Waldschmidt v. Vito

179 A.2d 884 | Md. | 1962

228 Md. 328 (1962)
179 A.2d 884

WALDSCHMIDT
v.
VITO ET AL.

[No. 237, September Term, 1961.]

Court of Appeals of Maryland.

Decided April 16, 1962.

*329 The cause was argued before HENDERSON, HAMMOND, PRESCOTT, HORNEY and SYBERT, JJ.

Michael Demyan and Thomas J. Wohlgemuth, with whom were Smith, Wohlgemuth & Westcott on the brief, for the appellant.

Eugene M. Childs, with whom were Childs & Bald and Burton, Heffelfinger, McCarthy & Kendrick on the brief, for the appellees.

HENDERSON, J., delivered the opinion of the Court.

In a controversy between adjoining landowners in regard to the use of a right of way over the land between their lots and the waterfront, the chancellor, after hearing, decreed that the complainant, Charles Waldschmidt, "has a right to the use of the land lying between his property and the shore of West River, in common with other lot owners in the development of Avalon Shores, Inc." He further decreed that the respondents, James Vito and Avalon Shores, Inc., "are hereby ordered to install a suitable gate in the fence running parallel to the rear lot line of the Complainant's property so as to permit a suitable means of egress and ingress to and from the Complainant's lots to the land lying between the Complainant's lots and the shore of West River." The complainant appealed only from the second paragraph of the decree, and there was no cross appeal. Hence the only question before us is the right of the chancellor to limit access to the use of a gate.

The appellees moved to dismiss the appeal on the ground that the appellant failed to print sufficient testimony to enable this Court to decide the issue presented, in violation of Maryland Rule 831 c 2. We reserved ruling on the motion, and now rule that the motion be denied. The testimony printed by the appellee has only slight relevance to the issue presented. The appellant printed enough of the testimony and exhibits to show that Waldschmidt acquired title through mesne conveyances from Avalon Shores, Inc.; that Vito subsequently acquired all the interest and estate of Avalon Shores, Inc. in *330 the roads, easements and rights of way, beaches and riparian rights "subject to the rights of ingress and egress by the owners of waterfront lots across the land reserved between their property line and the water"; that Vito erected a wire fence four feet high along the rear line of the appellant's lots, cutting off his access to the beach. The appellant also reproduced a recorded plat, showing the location of the properties, the beach, and certain designated paths between certain of the lots in the development, affording access to the beach. Since the first paragraph of the decree is uncontested on either side, we think the issue can fairly be decided upon the material supplied. The only question is whether, under the terms of the rights reserved by Avalon Shores, Inc., access can properly be limited to a gate.

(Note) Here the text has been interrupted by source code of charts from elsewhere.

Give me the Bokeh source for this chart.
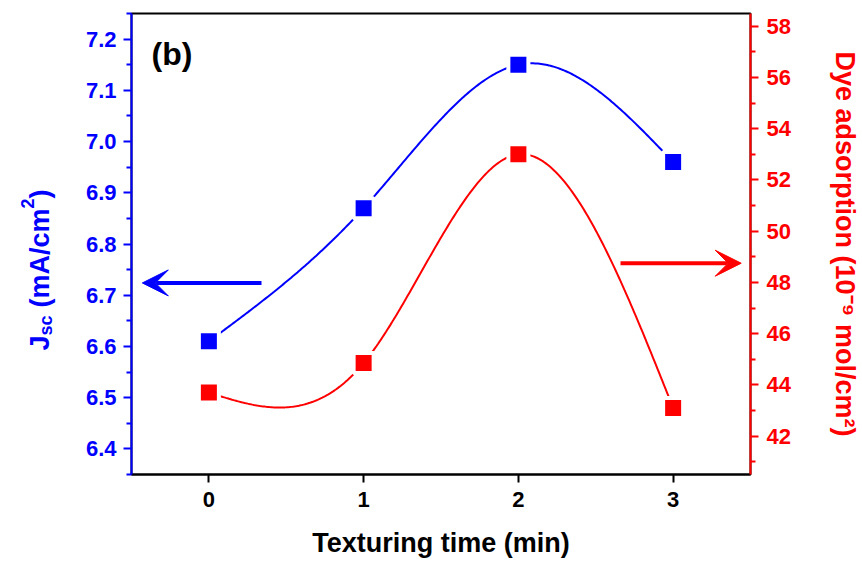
import numpy as np
from bokeh.plotting import figure
from bokeh.layouts import row
from bokeh.models import (Range1d, LinearAxis, FixedTicker, Label, Arrow, VeeHead,
                          NumeralTickFormatter)
from bokeh.core.properties import value
from bokeh.embed import file_html
from bokeh.resources import INLINE

# ---- data ----
time_min = [0, 1, 2, 3]
jsc = [6.61, 6.87, 7.15, 6.96]
dye = [43.7, 44.85, 53.0, 43.1]

x_ticks = [0, 1, 2, 3]
jsc_ticks = [6.4, 6.5, 6.6, 6.7, 6.8, 6.9, 7.0, 7.1, 7.2]
dye_ticks = [42, 44, 46, 48, 50, 52, 54, 56, 58]

BLUE = "#0000FF"
RED = "#FF0000"
FONT = "Liberation Sans"


def natural_spline(x, y, n=300):
    x = np.asarray(x, float)
    y = np.asarray(y, float)
    k = len(x)
    h = np.diff(x)
    A = np.zeros((k, k))
    r = np.zeros(k)
    A[0, 0] = A[-1, -1] = 1.0
    for i in range(1, k - 1):
        A[i, i - 1] = h[i - 1]
        A[i, i] = 2 * (h[i - 1] + h[i])
        A[i, i + 1] = h[i]
        r[i] = 6 * ((y[i + 1] - y[i]) / h[i] - (y[i] - y[i - 1]) / h[i - 1])
    M = np.linalg.solve(A, r)
    xs = np.linspace(x[0], x[-1], n)
    idx = np.clip(np.searchsorted(x, xs, side="right") - 1, 0, k - 2)
    x0, x1 = x[idx], x[idx + 1]
    hh = x1 - x0
    a = (x1 - xs) / hh
    b = (xs - x0) / hh
    ys = a * y[idx] + b * y[idx + 1] + ((a ** 3 - a) * M[idx] + (b ** 3 - b) * M[idx + 1]) * hh ** 2 / 6
    return xs, ys


def midpoints(t):
    step = t[1] - t[0]
    return [round(t[0] - step / 2 + i * step, 4) for i in range(len(t) + 1)]


LAB_W = 70
TOP, BOTTOM = 13, 89
p = figure(width=862 - LAB_W, height=563,
           x_range=Range1d(-0.5, 3.5), y_range=Range1d(6.35, 7.25),
           output_backend="svg", toolbar_location=None,
           min_border_left=131 - LAB_W, min_border_right=112,
           min_border_top=TOP, min_border_bottom=BOTTOM)
p.extra_y_ranges = {"dye": Range1d(40.5, 58.5)}
p.grid.visible = False
p.outline_line_color = "black"
p.outline_line_width = 2
p.background_fill_color = "white"
p.border_fill_color = "white"

# bottom axis
xa = p.xaxis[0]
xa.ticker = FixedTicker(ticks=x_ticks, minor_ticks=[])
xa.axis_label = "Texturing time (min)"
xa.axis_label_text_font = FONT
xa.axis_label_text_font_style = "bold"
xa.axis_label_text_font_size = "27px"
xa.axis_label_text_color = "black"
xa.axis_label_standoff = 18
xa.major_label_text_font = FONT
xa.major_label_text_font_style = "bold"
xa.major_label_text_font_size = "22px"
xa.major_label_text_color = "black"
xa.major_label_standoff = 9
xa.major_tick_out = 8
xa.major_tick_in = 0
xa.minor_tick_out = 0
xa.minor_tick_in = 0
xa.axis_line_width = 2
xa.major_tick_line_width = 2
xa.axis_line_color = "black"
xa.major_tick_line_color = "black"

# left axis
ya = p.yaxis[0]
ya.ticker = FixedTicker(ticks=jsc_ticks, minor_ticks=midpoints(jsc_ticks))
ya.formatter = NumeralTickFormatter(format="0.0")
ya.major_label_text_font = FONT
ya.major_label_text_font_style = "bold"
ya.major_label_text_font_size = "22px"
ya.major_label_text_color = BLUE
ya.major_label_standoff = 7
ya.axis_line_color = BLUE
ya.axis_line_width = 2
ya.major_tick_line_color = BLUE
ya.minor_tick_line_color = BLUE
ya.major_tick_line_width = 2
ya.minor_tick_line_width = 2
ya.major_tick_out = 8
ya.major_tick_in = 0
ya.minor_tick_out = 5
ya.minor_tick_in = 0

# right axis
ra = LinearAxis(y_range_name="dye",
                ticker=FixedTicker(ticks=dye_ticks, minor_ticks=midpoints(dye_ticks)))
ra.axis_label = "Dye adsorption (10\u207b\u2079 mol/cm\u00b2)"
ra.axis_label_text_font = FONT
ra.axis_label_text_font_style = "bold"
ra.axis_label_text_font_size = "27px"
ra.axis_label_text_color = RED
ra.axis_label_standoff = 36
ra.major_label_text_font = FONT
ra.major_label_text_font_style = "bold"
ra.major_label_text_font_size = "22px"
ra.major_label_text_color = RED
ra.major_label_standoff = 8
ra.axis_line_color = RED
ra.axis_line_width = 2
ra.major_tick_line_color = RED
ra.minor_tick_line_color = RED
ra.major_tick_line_width = 2
ra.minor_tick_line_width = 2
ra.major_tick_out = 8
ra.major_tick_in = 0
ra.minor_tick_out = 5
ra.minor_tick_in = 0
p.add_layout(ra, "right")

# curves
bx, by = natural_spline(time_min, jsc)
rx, ry = natural_spline(time_min, dye)
p.line(rx, ry, line_color=RED, line_width=2, y_range_name="dye")
p.line(bx, by, line_color=BLUE, line_width=2)
p.scatter(time_min, dye, marker="square", size=20, fill_color=RED,
          line_color="white", line_width=4, y_range_name="dye")
p.scatter(time_min, jsc, marker="square", size=20, fill_color=BLUE,
          line_color="white", line_width=4)

# arrows
p.add_layout(Arrow(x_start=0.34, y_start=6.724, x_end=-0.43, y_end=6.724,
                   line_color=BLUE, line_width=4,
                   end=VeeHead(size=26, fill_color=BLUE, line_color=BLUE, line_width=1)))
p.add_layout(Arrow(x_start=2.66, y_start=48.75, x_end=3.44, y_end=48.75,
                   y_range_name="dye", line_color=RED, line_width=4,
                   end=VeeHead(size=26, fill_color=RED, line_color=RED, line_width=1)))

# panel tag
p.add_layout(Label(x=-0.37, y=7.207, text="(b)", text_font=FONT, text_font_style="bold",
                   text_font_size="32px", text_baseline="top", text_align="left",
                   text_color="black"))

# left axis title (with subscript and superscript) drawn in a narrow strip figure
# whose frame is aligned with the main frame; coordinates are page pixels (y up)
lab = figure(width=LAB_W, height=563, x_range=Range1d(0, LAB_W),
             y_range=Range1d(BOTTOM, 563 - TOP),
             output_backend="svg", toolbar_location=None,
             min_border_left=0, min_border_right=0,
             min_border_top=TOP, min_border_bottom=BOTTOM,
             x_axis_location=None, y_axis_location=None)
lab.grid.visible = False
lab.outline_line_color = None
lab.background_fill_color = "white"
lab.border_fill_color = "white"

pieces = [  # text, font size, x (px), y (px from top)
    ("J", "27px", 39, 350),
    ("sc", "18px", 45, 335),
    ("(mA/cm", "27px", 39, 307),
    ("2", "18px", 27, 208),
    (")", "27px", 39, 198),
]
for txt, fs, sx, sy in pieces:
    lab.text(x=[sx], y=[563 - sy], text=[txt], angle=np.pi / 2,
             text_font=value(FONT), text_font_style="bold", text_font_size=fs,
             text_color=BLUE, text_baseline="alphabetic", text_align="left")

layout = row(lab, p)
open("out.html", "w").write(file_html(layout, INLINE))
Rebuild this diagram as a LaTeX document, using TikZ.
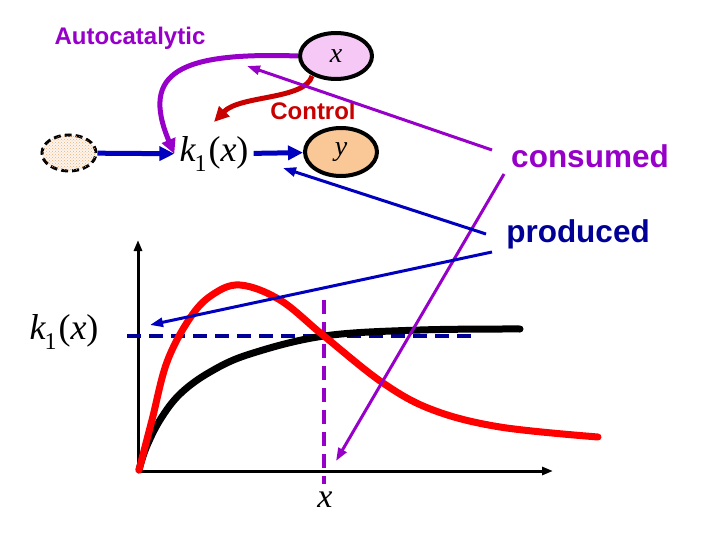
\documentclass[tikz,border=0pt]{standalone}
\usepackage{fontspec}
\setmainfont{Liberation Serif}
\setsansfont{Liberation Sans}
\usetikzlibrary{arrows.meta,patterns,shapes.geometric}

\definecolor{autoPurple}{RGB}{150,0,200}
\definecolor{arrowBlue}{RGB}{0,0,190}
\definecolor{textBlue}{RGB}{0,0,150}
\definecolor{controlRed}{RGB}{200,0,0}
\definecolor{xFill}{RGB}{245,200,245}
\definecolor{yFill}{RGB}{250,200,150}
\definecolor{srcDots}{RGB}{235,175,115}

\newcommand{\kx}{{\itshape k}\kern-1pt\raisebox{-0.3em}{\fontsize{24}{24}\selectfont 1}\kern2pt({\itshape x})}

\begin{document}
\begin{tikzpicture}[x=1pt,y=-1pt,
	bubble/.style={ellipse,draw=black,line width=4,inner sep=0pt,font=\fontsize{28}{30}\selectfont\itshape},
	label/.style={font=\sffamily\bfseries\fontsize{24}{26}\selectfont},
	biglabel/.style={font=\sffamily\bfseries\fontsize{31.5}{34}\selectfont},
	flow/.style={arrowBlue,line width=5,-{Triangle[length=15,width=14]}},
	pointer/.style={line width=3,-{Triangle[length=13,width=9]}},
	curve/.style={line width=7,line cap=round,line join=round}]
\useasboundingbox (0,0) rectangle (720,540);

% reaction scheme
\node[bubble,fill=xFill,minimum width=72,minimum height=46] (xnode) at (336,56) {x};
\node[bubble,fill=yFill,minimum width=72,minimum height=48] (ynode) at (341,152) {y};
\node[ellipse,draw=black,line width=3,dash pattern=on 7 off 4,minimum width=54,minimum height=36,fill=srcDots!12,
	postaction={pattern=crosshatch dots,pattern color=srcDots}] (src) at (69,153) {};
\node[font=\fontsize{36}{38}\selectfont,inner sep=5pt] (k1) at (214,154) {\kx};
\node[label,autoPurple] (auto) at (130,38) {Autocatalytic};
\node[label,controlRed] (ctrl) at (313,111) {Control};
\node[biglabel,autoPurple] (consumed) at (590,156) {consumed};
\node[biglabel,textBlue] (produced) at (578,234) {produced};

\draw[flow] (src) -- (k1);
\draw[flow] (k1) -- (ynode);
\draw[autoPurple,line width=5,-{Triangle[length=15,width=14]}] (xnode.west) .. controls (180,52) and (140,72) .. (k1.west);
\coordinate (ctrl end) at (214,122);
\draw[controlRed,line width=5,-{Triangle[length=15,width=14]}] (312,76) .. controls (305,100) and (240,95) .. (ctrl end);

% plot
\coordinate (O) at (138,471);
\coordinate (ytop) at (138,240);
\coordinate (xend) at (553,471);
\draw[line width=3,-{Triangle[length=11,width=8]}] (O) -- (ytop);
\draw[line width=3,-{Triangle[length=11,width=8]}] (O) -- (xend);
\node[font=\fontsize{36}{38}\selectfont] (kl) at (64,332) {\kx};
\node[font=\fontsize{34}{36}\selectfont\itshape] (xl) at (325,500) {x};
\coordinate (hl a) at (127,336);
\coordinate (hl b) at (474,336);
\coordinate (vl a) at (324,300);
\coordinate (vl b) at (324,484);
\draw[textBlue,line width=4,dash pattern=on 14 off 8] (hl a) -- (hl b);
\draw[autoPurple,line width=3.5,dash pattern=on 14 off 8] (vl a) -- (vl b);

\draw[curve,black] plot[smooth,tension=0.6] coordinates {(139,470) (146,448) (160,420) (180,394) (210,372) (250,354) (324,336) (420,330) (520,329)};
\draw[curve,red] plot[smooth,tension=0.6] coordinates {(139,470) (152,420) (167,362) (190,318) (212,295) (240,285) (280,300) (324,336) (383,383) (433,410) (500,427) (598,437)};

% pointers
\coordinate (cons a) at (492,150);
\coordinate (cons tip a) at (247,66);
\coordinate (cons b) at (504,174);
\coordinate (cons tip b) at (336,461);
\coordinate (prod a) at (486,234);
\coordinate (prod tip a) at (283,168);
\coordinate (prod b) at (492,252);
\coordinate (prod tip b) at (150,325);
\draw[pointer,autoPurple] (cons a) -- (cons tip a);
\draw[pointer,autoPurple] (cons b) -- (cons tip b);
\draw[pointer,arrowBlue] (prod a) -- (prod tip a);
\draw[pointer,arrowBlue] (prod b) -- (prod tip b);
\end{tikzpicture}
\end{document}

We find no justification for the limitation imposed by the chancellor. On its face, the language of the basic grant of ingress and egress is unlimited, and there is no claim of a prescriptive right of a limited character and extent, as in Bishields v. Campbell, 200 Md. 622, 625, and the cases there cited. The instant case is quite similar on its facts to Simon Distr. Corp. v. Bay Ridge Civic Ass'n, 207 Md. 472, 480, and we think that case is controlling. We find it unnecessary to repeat or elaborate upon the careful review of the authorities by Chief Judge Brune in that case. Indeed, in the Simon case the removable chain was designed to exclude "undesirables", and thus was of some benefit to the community at large. There is no evidence that the fence in the instant case would serve such a purpose. We think the chancellor should have decreed that the fence be removed, as prayed in the bill.

Decree reversed, with costs, and case remanded for a modification of the decree in accordance with the views here expressed.